Wasting no time, I see.
At the end of the road, downhill, was the Boardwalk, or what was left of it. From what I could see through the downpour, the wooden pathways and docks had been shattered by the initial wave, to the point that many were standing nearly straight up, or were buckled into fractured arches. Water frothed and sprayed as it rushed back against the ragged barrier that had been Brockton Bay’s high end shopping district.
R.I.P. the Boardwalk.
I think I’ll count that as a death for tagging purposes, and that’s before considering that it might not have been empty when the wave hit.
He was there, too. I could see his silhouette through the rain and the spraying water that was the tidal wave’s aftermath, much as I had on the television set. Thirty feet tall, the majority of him was was muscled but not bulky.

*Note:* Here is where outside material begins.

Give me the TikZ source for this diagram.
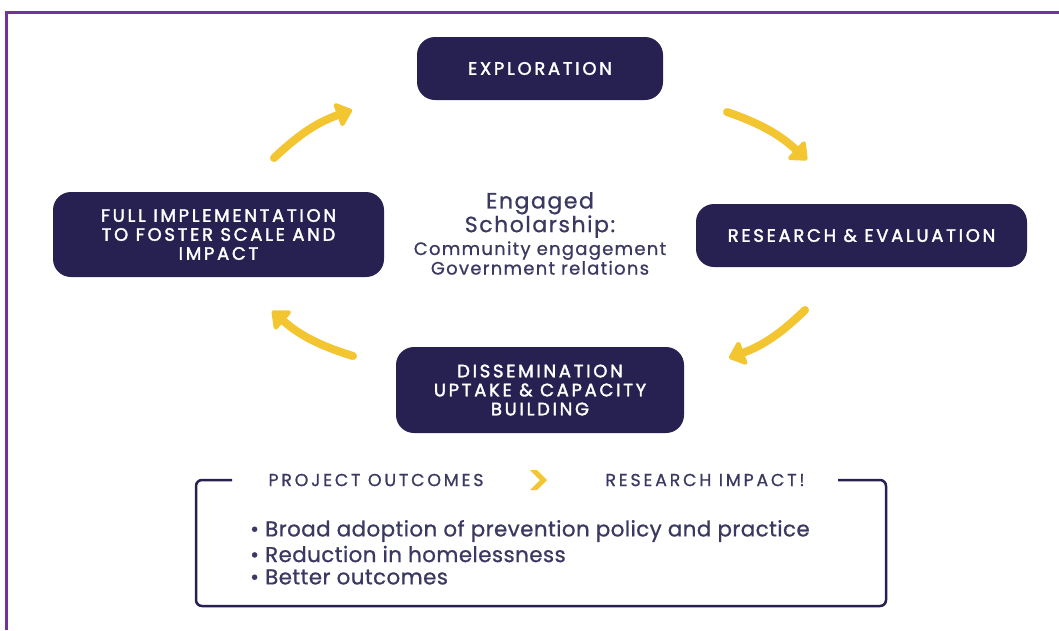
\documentclass[tikz,border=0pt]{standalone}
\usepackage{fontspec}
\setmainfont{Poppins}
\usetikzlibrary{arrows.meta}
\definecolor{navy}{HTML}{262150}
\definecolor{inkc}{HTML}{3B3961}
\definecolor{sun}{HTML}{F2C531}
\definecolor{frame}{HTML}{7232A0}
\newfontfamily\capsfont[LetterSpace=15,FakeBold=2]{Poppins}
\newfontfamily\labelfont[LetterSpace=16,FakeBold=0.8]{Poppins}
\newfontfamily\spacedfont[LetterSpace=7,FakeBold=0.8]{Poppins}
\newfontfamily\listfont[LetterSpace=2,FakeBold=0.8]{Poppins}
\begin{document}
\begin{tikzpicture}[x=1pt,y=-1pt,
  stage/.style={draw=none, fill=navy, rounded corners=18pt, text=white,
    align=center, inner sep=0pt,
    font=\capsfont\fontsize{18}{19}\selectfont},
  cyclearrow/.style={draw=sun, line width=8pt, line cap=round,
    -{Triangle[length=17pt,width=28pt,round]}},
  outlabel/.style={text=inkc, font=\labelfont\fontsize{17.4}{18}\selectfont, inner sep=0pt},
  bullet/.style={text=inkc, font=\listfont\fontsize{21.4}{23}\selectfont, anchor=west, inner sep=0pt}
]
\useasboundingbox (0,0) rectangle (1059,630);
\fill[white] (0,0) rectangle (1059,630);

% purple page frame (top and left edges)
\draw[frame, line width=3pt] (6.5,630) -- (6.5,12.5) -- (1059,12.5);

% stages of the cycle
\node[stage, minimum width=246pt, minimum height=63pt] (explore) at (540,68.5) {EXPLORATION};
\node[stage, minimum width=331pt, minimum height=63pt] (research) at (861.5,235.5) {RESEARCH \& EVALUATION};
\node[stage, minimum width=288pt, minimum height=86pt] (dissem) at (540,390) {DISSEMINATION\\UPTAKE \& CAPACITY\\BUILDING};
\node[stage, minimum width=331pt, minimum height=85pt] (full) at (218.5,234.5) {FULL IMPLEMENTATION\\TO FOSTER SCALE AND\\IMPACT};

% centre text
\node[text=inkc, align=center, inner sep=0pt, font=\spacedfont\fontsize{22}{21}\selectfont] (engaged) at (540,215) {Engaged\\Scholarship:};
\node[text=inkc, align=center, inner sep=0pt, font=\spacedfont\fontsize{18}{18}\selectfont] (roles) at (540,258) {Community engagement\\Government relations};

% yellow cycle arrows
\coordinate (a1s) at (274,158); \coordinate (a1e) at (352,110);
\coordinate (a2s) at (727,112); \coordinate (a2e) at (807,160);
\coordinate (a3s) at (805,310); \coordinate (a3e) at (729,358);
\coordinate (a4s) at (353,356); \coordinate (a4e) at (272,311);
\draw[cyclearrow] (a1s) to[bend left=12] (a1e);
\draw[cyclearrow] (a2s) to[bend left=12] (a2e);
\draw[cyclearrow] (a3s) to[bend left=12] (a3e);
\draw[cyclearrow] (a4s) to[bend left=12] (a4e);

% outcomes panel
\node[outlabel] (proj) at (376,480) {PROJECT OUTCOMES};
\node[outlabel] (impact) at (705,480) {RESEARCH IMPACT!};
\node[inner sep=0pt] (chev) at (540,480) {};
\fill[sun] (530,470) -- (537,470) -- (547,480) -- (537,490) -- (530,490) -- (540,480) -- cycle;
\draw[navy, line width=2.5pt, rounded corners=6pt]
  (232,480) -- (196,480) -- (196,606) -- (886,606) -- (886,480) -- (838,480);

\node[bullet] (b1) at (250,531) {• Broad adoption of prevention policy and practice};
\node[bullet] (b2) at (250,554) {• Reduction in homelessness};
\node[bullet] (b3) at (250,577) {• Better outcomes};
\end{tikzpicture}
\end{document}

Ah, okay, so he is huge. I had just begun to think he might not be.
He’s not quite as huge as the Lovecraftian monstrosities would’ve been, but still a lot bigger than a regular human.
His hunched shoulders, neck and upper torso were the exception, bearing cords of muscles that stood out like steel cables. It gave him a top-heavy appearance, almost like an inverted teardrop with limbs and a tail.
Not gonna lie, the comparison to steel cables just made me think of Weld.
So Leviathan has a tail, huh?
…I just realized what a suitable comparison might be. We’ve got a tailed monster attacking a city, with associations to natural disasters, being fought against by the locals and other parts of an organization in this case sort of analogous to the army.
It’s a kaiju movie. Leviathan is like a kaiju.
Although admittedly he’s a really small one compared to even the smallest iteration of Godzilla.